Step Hyp Ref Expression
1 mdslle1.1
` |-  A e. CH`
2 mdslle1.2
` |-  B e. CH`
3 mdslle1.3
` |-  C e. CH`
4 mdslle1.4
` |-  D e. CH`
5 ssrin
` |-  ( C C_ D -> ( C i^i B ) C_ ( D i^i B ) )`
6 3 2 chincli
` |-  ( C i^i B ) e. CH`
7 4 2 chincli
` |-  ( D i^i B ) e. CH`
8 6 7 1 chlej1i
` |-  ( ( C i^i B ) C_ ( D i^i B ) -> ( ( C i^i B ) vH A ) C_ ( ( D i^i B ) vH A ) )`
9 id
` |-  ( B MH* A -> B MH* A )`
10 ssin
` |-  ( ( A C_ C /\ A C_ D ) <-> A C_ ( C i^i D ) )`
11 10 bicomi
` |-  ( A C_ ( C i^i D ) <-> ( A C_ C /\ A C_ D ) )`
12 11 simplbi
` |-  ( A C_ ( C i^i D ) -> A C_ C )`
13 1 2 chjcli
` |-  ( A vH B ) e. CH`
14 3 4 13 chlubi
` |-  ( ( C C_ ( A vH B ) /\ D C_ ( A vH B ) ) <-> ( C vH D ) C_ ( A vH B ) )`
15 14 bicomi
` |-  ( ( C vH D ) C_ ( A vH B ) <-> ( C C_ ( A vH B ) /\ D C_ ( A vH B ) ) )`
16 15 simplbi
` |-  ( ( C vH D ) C_ ( A vH B ) -> C C_ ( A vH B ) )`
17 1 2 3 3pm3.2i
` |-  ( A e. CH /\ B e. CH /\ C e. CH )`
18 dmdsl3
` |-  ( ( ( A e. CH /\ B e. CH /\ C e. CH ) /\ ( B MH* A /\ A C_ C /\ C C_ ( A vH B ) ) ) -> ( ( C i^i B ) vH A ) = C )`
19 17 18 mpan
` |-  ( ( B MH* A /\ A C_ C /\ C C_ ( A vH B ) ) -> ( ( C i^i B ) vH A ) = C )`
20 9 12 16 19 syl3an
` |-  ( ( B MH* A /\ A C_ ( C i^i D ) /\ ( C vH D ) C_ ( A vH B ) ) -> ( ( C i^i B ) vH A ) = C )`
21 11 simprbi
` |-  ( A C_ ( C i^i D ) -> A C_ D )`
22 15 simprbi
` |-  ( ( C vH D ) C_ ( A vH B ) -> D C_ ( A vH B ) )`
23 1 2 4 3pm3.2i
` |-  ( A e.

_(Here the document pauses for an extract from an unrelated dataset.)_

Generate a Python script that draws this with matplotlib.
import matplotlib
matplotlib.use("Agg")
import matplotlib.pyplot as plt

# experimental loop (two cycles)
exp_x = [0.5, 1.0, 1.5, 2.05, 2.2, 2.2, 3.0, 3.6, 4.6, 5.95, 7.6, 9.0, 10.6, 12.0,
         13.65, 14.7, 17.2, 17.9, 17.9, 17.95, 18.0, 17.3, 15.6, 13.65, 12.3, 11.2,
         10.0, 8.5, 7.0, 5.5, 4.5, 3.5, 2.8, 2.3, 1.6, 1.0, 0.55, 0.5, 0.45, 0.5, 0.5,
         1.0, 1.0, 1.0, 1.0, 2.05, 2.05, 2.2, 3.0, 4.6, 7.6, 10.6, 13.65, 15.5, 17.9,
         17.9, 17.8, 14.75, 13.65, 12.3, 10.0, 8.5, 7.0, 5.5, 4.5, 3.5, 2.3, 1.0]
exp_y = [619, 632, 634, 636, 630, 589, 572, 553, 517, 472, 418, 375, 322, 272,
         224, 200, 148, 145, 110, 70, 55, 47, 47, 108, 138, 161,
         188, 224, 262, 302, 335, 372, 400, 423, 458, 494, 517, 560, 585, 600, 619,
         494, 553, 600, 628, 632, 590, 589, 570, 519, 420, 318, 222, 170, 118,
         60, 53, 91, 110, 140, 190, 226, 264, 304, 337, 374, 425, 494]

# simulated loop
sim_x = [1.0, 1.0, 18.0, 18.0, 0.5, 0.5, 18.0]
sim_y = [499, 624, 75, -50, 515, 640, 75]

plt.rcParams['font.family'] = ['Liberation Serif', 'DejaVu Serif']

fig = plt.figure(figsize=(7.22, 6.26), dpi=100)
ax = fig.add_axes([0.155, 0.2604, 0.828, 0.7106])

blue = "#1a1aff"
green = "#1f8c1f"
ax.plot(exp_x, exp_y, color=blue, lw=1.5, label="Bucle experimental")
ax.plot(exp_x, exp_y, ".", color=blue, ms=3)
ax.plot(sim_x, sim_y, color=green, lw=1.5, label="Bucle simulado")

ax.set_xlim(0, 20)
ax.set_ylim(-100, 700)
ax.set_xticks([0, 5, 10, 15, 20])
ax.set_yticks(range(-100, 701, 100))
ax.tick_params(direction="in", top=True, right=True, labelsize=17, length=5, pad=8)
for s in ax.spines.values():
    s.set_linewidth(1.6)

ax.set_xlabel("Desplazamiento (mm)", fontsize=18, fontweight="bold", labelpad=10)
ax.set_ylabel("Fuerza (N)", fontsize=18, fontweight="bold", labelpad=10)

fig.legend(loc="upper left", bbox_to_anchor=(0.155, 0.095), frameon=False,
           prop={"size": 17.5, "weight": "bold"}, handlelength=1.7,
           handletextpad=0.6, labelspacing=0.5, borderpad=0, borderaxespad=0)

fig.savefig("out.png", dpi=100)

CH /\ B e. CH /\ D e. CH )`
24 dmdsl3
` |-  ( ( ( A e. CH /\ B e. CH /\ D e. CH ) /\ ( B MH* A /\ A C_ D /\ D C_ ( A vH B ) ) ) -> ( ( D i^i B ) vH A ) = D )`
25 23 24 mpan
` |-  ( ( B MH* A /\ A C_ D /\ D C_ ( A vH B ) ) -> ( ( D i^i B ) vH A ) = D )`
26 9 21 22 25 syl3an
` |-  ( ( B MH* A /\ A C_ ( C i^i D ) /\ ( C vH D ) C_ ( A vH B ) ) -> ( ( D i^i B ) vH A ) = D )`
27 20 26 sseq12d
` |-  ( ( B MH* A /\ A C_ ( C i^i D ) /\ ( C vH D ) C_ ( A vH B ) ) -> ( ( ( C i^i B ) vH A ) C_ ( ( D i^i B ) vH A ) <-> C C_ D ) )`
28 8 27 syl5ib
` |-  ( ( B MH* A /\ A C_ ( C i^i D ) /\ ( C vH D ) C_ ( A vH B ) ) -> ( ( C i^i B ) C_ ( D i^i B ) -> C C_ D ) )`
29 5 28 impbid2
` |-  ( ( B MH* A /\ A C_ ( C i^i D ) /\ ( C vH D ) C_ ( A vH B ) ) -> ( C C_ D <-> ( C i^i B ) C_ ( D i^i B ) ) )`